I have a statement that says:
A teacher A does a job in 6 hours, while a teacher B runs it in the twice as long as the teacher A. In how many hours would they work together?
So, I did the trivial thing:
$w^{-1} = \frac{1}{6} + \frac{1}{3}$
$w^{-1} = \frac{1}{2}$
$w = 2$
Then, they take $2$ hours to do the work together.
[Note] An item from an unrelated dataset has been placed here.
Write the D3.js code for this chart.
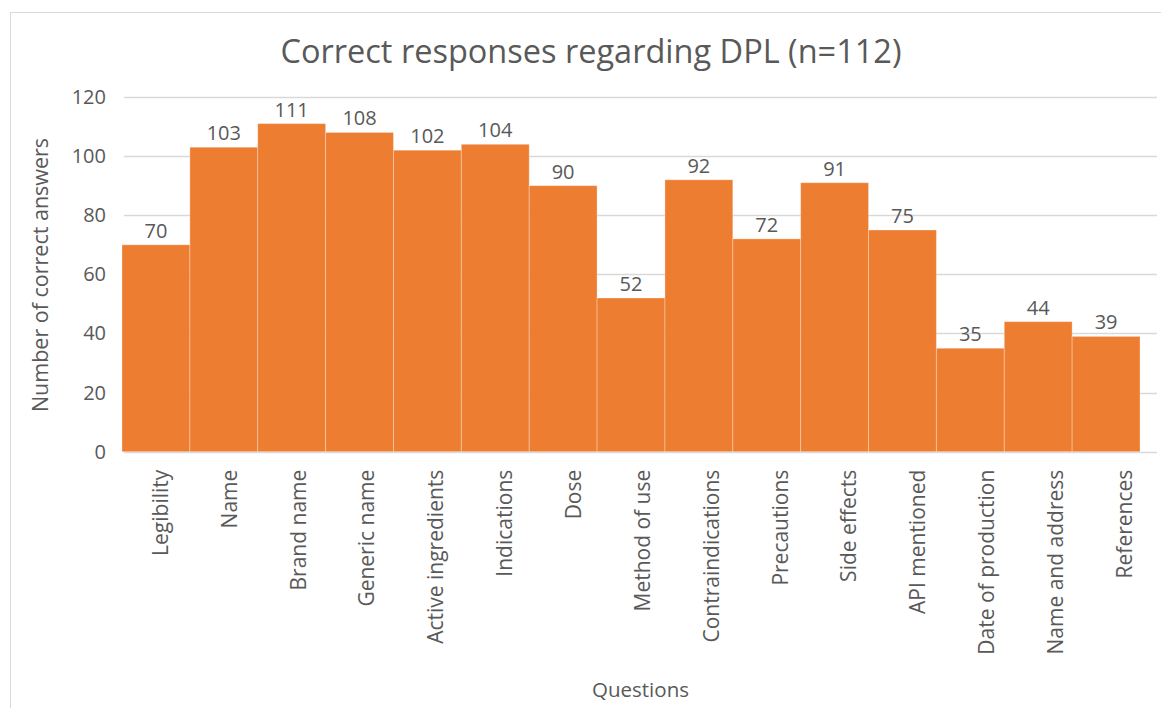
<!DOCTYPE html>
<html>
<head>
<meta charset="utf-8">
<script src="https://cdn.jsdelivr.net/npm/d3@7"></script>
<style>
  body { margin: 0; background: #fff; }
  svg { display: block; font-family: "Open Sans", sans-serif; }
  .tick-label, .value-label, .axis-title { fill: #595959; }
</style>
</head>
<body>
<svg width="1161" height="708"></svg>
<script>
const questions = [
  "Legibility", "Name", "Brand name", "Generic name", "Active ingredients",
  "Indications", "Dose", "Method of use", "Contraindications", "Precautions",
  "Side effects", "API mentioned", "Date of production", "Name and address", "References"
];
const correctCounts = [70, 103, 111, 108, 102, 104, 90, 52, 92, 72, 91, 75, 35, 44, 39];
const yTicks = [0, 20, 40, 60, 80, 100, 120];

const svg = d3.select("svg");

const plot = { left: 124, right: 1157, top: 97, bottom: 451.7 };

// chart frame (cropped on the right and bottom like the original)
svg.append("rect")
  .attr("x", 10.5).attr("y", 12.5)
  .attr("width", 1200).attr("height", 750)
  .attr("fill", "none")
  .attr("stroke", "#d9d9d9");

const y = d3.scaleLinear().domain([0, 120]).range([plot.bottom, plot.top]);
const xAxisScale = d3.scaleBand().domain(questions).range([plot.left, plot.right]).padding(0);
const xBars = d3.scaleBand().domain(questions).range([122, 1140]).padding(0);

// gridlines
svg.append("g").selectAll("line")
  .data(yTicks)
  .join("line")
  .attr("x1", plot.left).attr("x2", plot.right)
  .attr("y1", d => Math.round(y(d)) + 0.5).attr("y2", d => Math.round(y(d)) + 0.5)
  .attr("stroke", "#d9d9d9")
  .attr("stroke-width", 1.5);

// y tick labels
svg.append("g").selectAll("text")
  .data(yTicks)
  .join("text")
  .attr("class", "tick-label")
  .attr("x", 106)
  .attr("y", d => y(d))
  .attr("dy", "0.35em")
  .attr("text-anchor", "end")
  .style("font-size", "20px")
  .text(d => d);

// bars
svg.append("g").selectAll("rect")
  .data(questions)
  .join("rect")
  .attr("x", d => xBars(d))
  .attr("width", xBars.bandwidth())
  .attr("y", (d, i) => y(correctCounts[i]))
  .attr("height", (d, i) => y(0) - y(correctCounts[i]))
  .attr("fill", "#ed7d31")
  .attr("stroke", "rgba(255,255,255,0.3)")
  .attr("stroke-width", 1);

// value labels
svg.append("g").selectAll("text")
  .data(questions)
  .join("text")
  .attr("class", "value-label")
  .attr("x", d => xBars(d) + xBars.bandwidth() / 2)
  .attr("y", (d, i) => y(correctCounts[i]) - 7)
  .attr("text-anchor", "middle")
  .style("font-size", "20px")
  .text((d, i) => correctCounts[i]);

// category labels
const xAxis = d3.axisBottom(xAxisScale).tickSize(0).tickPadding(0);
const xg = svg.append("g")
  .attr("transform", `translate(0,${plot.bottom})`)
  .call(xAxis);
xg.select(".domain").remove();
xg.selectAll("text")
  .attr("class", "tick-label")
  .attr("transform", "rotate(-90)")
  .attr("x", -18)
  .attr("y", 2)
  .attr("dy", "0.35em")
  .attr("text-anchor", "end")
  .style("font-size", "21px")
  .style("font-family", "'Open Sans', sans-serif")
  .attr("fill", "#595959");

// title
svg.append("text")
  .attr("x", 591)
  .attr("y", 63)
  .attr("text-anchor", "middle")
  .attr("fill", "#595959")
  .style("font-size", "32.5px")
  .text("Correct responses regarding DPL (n=112)");

// axis titles
svg.append("text")
  .attr("class", "axis-title")
  .attr("x", (plot.left + plot.right) / 2)
  .attr("y", 697)
  .attr("text-anchor", "middle")
  .style("font-size", "20.5px")
  .text("Questions");

svg.append("text")
  .attr("class", "axis-title")
  .attr("transform", `translate(48,${(142 + 408) / 2}) rotate(-90)`)
  .attr("text-anchor", "middle")
  .style("font-size", "21.5px")
  .text("Number of correct answers");
</script>
</body>
</html>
I have solved several exercises in this way and they were fine, but why not here? , since the answer should be $ 4 $
Teacher A completes one unit of work in $6$ hours, so has a rate of completion of $\frac{1 \text{ unit of work}}{6 \text{ hours}}$. Teacher B completes one unit of work in twice $6$ hours, which is $12$ hours, so has a rate of completion of $\frac{1 \text{ unit of work}}{12 \text{ hours}}$. Together they have a rate of completion of \begin{align*} & \frac{1 \text{ unit of work}}{6 \text{ hours}} + \frac{1 \text{ unit of work}}{12 \text{ hours}} \\ =& \frac{2 \text{ units of work}}{12 \text{ hours}} + \frac{1 \text{ unit of work}}{12 \text{ hours}} \\ =& \frac{3 \text{ units of work}}{12 \text{ hours}} \\ =& \frac{1 \text{ unit of work}}{4 \text{ hours}} \text{.} \end{align*} Therefore, we expect the pair of teachers to complete the work in $4$ hours.